*Data segment:*
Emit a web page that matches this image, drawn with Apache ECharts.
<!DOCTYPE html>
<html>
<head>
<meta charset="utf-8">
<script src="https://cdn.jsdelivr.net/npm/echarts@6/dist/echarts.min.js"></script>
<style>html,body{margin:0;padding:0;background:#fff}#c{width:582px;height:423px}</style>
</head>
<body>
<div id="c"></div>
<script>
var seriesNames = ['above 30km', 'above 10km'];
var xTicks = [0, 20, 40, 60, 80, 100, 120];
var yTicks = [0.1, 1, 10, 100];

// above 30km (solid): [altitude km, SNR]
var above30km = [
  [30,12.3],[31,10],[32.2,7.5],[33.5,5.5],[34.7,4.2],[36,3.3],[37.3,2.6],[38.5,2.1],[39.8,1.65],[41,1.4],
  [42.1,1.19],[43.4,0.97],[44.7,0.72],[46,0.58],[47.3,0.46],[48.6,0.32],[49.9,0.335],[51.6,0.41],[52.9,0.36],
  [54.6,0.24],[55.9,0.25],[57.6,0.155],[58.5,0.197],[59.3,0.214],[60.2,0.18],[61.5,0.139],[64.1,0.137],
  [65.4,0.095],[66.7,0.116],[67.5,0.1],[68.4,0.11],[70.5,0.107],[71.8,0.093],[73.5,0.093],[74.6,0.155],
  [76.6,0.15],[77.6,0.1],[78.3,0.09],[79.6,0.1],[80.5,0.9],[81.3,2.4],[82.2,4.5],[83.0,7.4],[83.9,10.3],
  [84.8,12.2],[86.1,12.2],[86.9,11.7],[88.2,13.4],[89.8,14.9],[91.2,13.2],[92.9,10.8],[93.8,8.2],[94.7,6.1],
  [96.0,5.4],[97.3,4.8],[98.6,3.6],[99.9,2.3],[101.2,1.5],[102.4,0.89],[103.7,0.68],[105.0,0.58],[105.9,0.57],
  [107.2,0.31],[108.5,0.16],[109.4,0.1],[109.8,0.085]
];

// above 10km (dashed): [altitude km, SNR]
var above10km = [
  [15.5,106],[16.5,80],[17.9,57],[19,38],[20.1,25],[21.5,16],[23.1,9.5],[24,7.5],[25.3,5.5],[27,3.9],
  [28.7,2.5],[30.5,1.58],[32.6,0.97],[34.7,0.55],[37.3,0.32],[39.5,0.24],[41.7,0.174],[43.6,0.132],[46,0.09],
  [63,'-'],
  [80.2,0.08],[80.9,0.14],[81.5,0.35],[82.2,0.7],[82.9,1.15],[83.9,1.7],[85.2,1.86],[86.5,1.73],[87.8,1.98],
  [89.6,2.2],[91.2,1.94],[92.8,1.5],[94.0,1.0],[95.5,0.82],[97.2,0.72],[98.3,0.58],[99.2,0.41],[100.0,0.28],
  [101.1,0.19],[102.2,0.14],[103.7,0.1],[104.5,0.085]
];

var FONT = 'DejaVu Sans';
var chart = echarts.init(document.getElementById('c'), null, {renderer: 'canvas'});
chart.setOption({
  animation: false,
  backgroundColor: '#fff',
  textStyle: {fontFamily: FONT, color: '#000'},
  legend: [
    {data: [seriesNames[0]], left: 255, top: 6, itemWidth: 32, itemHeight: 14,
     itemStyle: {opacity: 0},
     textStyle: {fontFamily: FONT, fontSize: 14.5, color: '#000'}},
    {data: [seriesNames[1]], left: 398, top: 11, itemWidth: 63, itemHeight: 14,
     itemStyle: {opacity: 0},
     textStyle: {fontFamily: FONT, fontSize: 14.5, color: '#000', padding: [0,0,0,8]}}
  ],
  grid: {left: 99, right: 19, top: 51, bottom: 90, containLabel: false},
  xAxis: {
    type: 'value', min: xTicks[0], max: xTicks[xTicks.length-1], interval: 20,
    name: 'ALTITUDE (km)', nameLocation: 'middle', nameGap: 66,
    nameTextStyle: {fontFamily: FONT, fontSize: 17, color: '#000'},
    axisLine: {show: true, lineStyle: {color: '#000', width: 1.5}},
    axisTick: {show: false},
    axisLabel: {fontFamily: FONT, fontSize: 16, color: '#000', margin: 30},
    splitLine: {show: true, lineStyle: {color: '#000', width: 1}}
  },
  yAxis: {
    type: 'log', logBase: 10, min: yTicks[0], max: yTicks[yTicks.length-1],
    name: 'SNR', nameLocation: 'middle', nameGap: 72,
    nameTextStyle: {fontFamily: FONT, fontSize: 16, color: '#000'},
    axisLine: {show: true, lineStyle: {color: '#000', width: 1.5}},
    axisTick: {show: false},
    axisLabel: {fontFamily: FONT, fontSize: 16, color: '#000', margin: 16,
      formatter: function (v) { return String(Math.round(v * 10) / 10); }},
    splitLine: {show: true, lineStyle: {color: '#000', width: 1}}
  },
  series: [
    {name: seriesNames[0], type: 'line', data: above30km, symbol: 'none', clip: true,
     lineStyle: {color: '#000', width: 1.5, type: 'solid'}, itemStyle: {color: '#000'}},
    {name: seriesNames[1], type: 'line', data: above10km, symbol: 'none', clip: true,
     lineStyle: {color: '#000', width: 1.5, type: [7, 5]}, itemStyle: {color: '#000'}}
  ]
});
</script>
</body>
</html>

*Your instructions:*
Write out the listing once more, matching it exactly.

*In response:*
Emit a web page that matches this image, drawn with Apache ECharts.
<!DOCTYPE html>
<html>
<head>
<meta charset="utf-8">
<script src="https://cdn.jsdelivr.net/npm/echarts@6/dist/echarts.min.js"></script>
<style>html,body{margin:0;padding:0;background:#fff}#c{width:582px;height:423px}</style>
</head>
<body>
<div id="c"></div>
<script>
var seriesNames = ['above 30km', 'above 10km'];
var xTicks = [0, 20, 40, 60, 80, 100, 120];
var yTicks = [0.1, 1, 10, 100];

// above 30km (solid): [altitude km, SNR]
var above30km = [
  [30,12.3],[31,10],[32.2,7.5],[33.5,5.5],[34.7,4.2],[36,3.3],[37.3,2.6],[38.5,2.1],[39.8,1.65],[41,1.4],
  [42.1,1.19],[43.4,0.97],[44.7,0.72],[46,0.58],[47.3,0.46],[48.6,0.32],[49.9,0.335],[51.6,0.41],[52.9,0.36],
  [54.6,0.24],[55.9,0.25],[57.6,0.155],[58.5,0.197],[59.3,0.214],[60.2,0.18],[61.5,0.139],[64.1,0.137],
  [65.4,0.095],[66.7,0.116],[67.5,0.1],[68.4,0.11],[70.5,0.107],[71.8,0.093],[73.5,0.093],[74.6,0.155],
  [76.6,0.15],[77.6,0.1],[78.3,0.09],[79.6,0.1],[80.5,0.9],[81.3,2.4],[82.2,4.5],[83.0,7.4],[83.9,10.3],
  [84.8,12.2],[86.1,12.2],[86.9,11.7],[88.2,13.4],[89.8,14.9],[91.2,13.2],[92.9,10.8],[93.8,8.2],[94.7,6.1],
  [96.0,5.4],[97.3,4.8],[98.6,3.6],[99.9,2.3],[101.2,1.5],[102.4,0.89],[103.7,0.68],[105.0,0.58],[105.9,0.57],
  [107.2,0.31],[108.5,0.16],[109.4,0.1],[109.8,0.085]
];

// above 10km (dashed): [altitude km, SNR]
var above10km = [
  [15.5,106],[16.5,80],[17.9,57],[19,38],[20.1,25],[21.5,16],[23.1,9.5],[24,7.5],[25.3,5.5],[27,3.9],
  [28.7,2.5],[30.5,1.58],[32.6,0.97],[34.7,0.55],[37.3,0.32],[39.5,0.24],[41.7,0.174],[43.6,0.132],[46,0.09],
  [63,'-'],
  [80.2,0.08],[80.9,0.14],[81.5,0.35],[82.2,0.7],[82.9,1.15],[83.9,1.7],[85.2,1.86],[86.5,1.73],[87.8,1.98],
  [89.6,2.2],[91.2,1.94],[92.8,1.5],[94.0,1.0],[95.5,0.82],[97.2,0.72],[98.3,0.58],[99.2,0.41],[100.0,0.28],
  [101.1,0.19],[102.2,0.14],[103.7,0.1],[104.5,0.085]
];

var FONT = 'DejaVu Sans';
var chart = echarts.init(document.getElementById('c'), null, {renderer: 'canvas'});
chart.setOption({
  animation: false,
  backgroundColor: '#fff',
  textStyle: {fontFamily: FONT, color: '#000'},
  legend: [
    {data: [seriesNames[0]], left: 255, top: 6, itemWidth: 32, itemHeight: 14,
     itemStyle: {opacity: 0},
     textStyle: {fontFamily: FONT, fontSize: 14.5, color: '#000'}},
    {data: [seriesNames[1]], left: 398, top: 11, itemWidth: 63, itemHeight: 14,
     itemStyle: {opacity: 0},
     textStyle: {fontFamily: FONT, fontSize: 14.5, color: '#000', padding: [0,0,0,8]}}
  ],
  grid: {left: 99, right: 19, top: 51, bottom: 90, containLabel: false},
  xAxis: {
    type: 'value', min: xTicks[0], max: xTicks[xTicks.length-1], interval: 20,
    name: 'ALTITUDE (km)', nameLocation: 'middle', nameGap: 66,
    nameTextStyle: {fontFamily: FONT, fontSize: 17, color: '#000'},
    axisLine: {show: true, lineStyle: {color: '#000', width: 1.5}},
    axisTick: {show: false},
    axisLabel: {fontFamily: FONT, fontSize: 16, color: '#000', margin: 30},
    splitLine: {show: true, lineStyle: {color: '#000', width: 1}}
  },
  yAxis: {
    type: 'log', logBase: 10, min: yTicks[0], max: yTicks[yTicks.length-1],
    name: 'SNR', nameLocation: 'middle', nameGap: 72,
    nameTextStyle: {fontFamily: FONT, fontSize: 16, color: '#000'},
    axisLine: {show: true, lineStyle: {color: '#000', width: 1.5}},
    axisTick: {show: false},
    axisLabel: {fontFamily: FONT, fontSize: 16, color: '#000', margin: 16,
      formatter: function (v) { return String(Math.round(v * 10) / 10); }},
    splitLine: {show: true, lineStyle: {color: '#000', width: 1}}
  },
  series: [
    {name: seriesNames[0], type: 'line', data: above30km, symbol: 'none', clip: true,
     lineStyle: {color: '#000', width: 1.5, type: 'solid'}, itemStyle: {color: '#000'}},
    {name: seriesNames[1], type: 'line', data: above10km, symbol: 'none', clip: true,
     lineStyle: {color: '#000', width: 1.5, type: [7, 5]}, itemStyle: {color: '#000'}}
  ]
});
</script>
</body>
</html>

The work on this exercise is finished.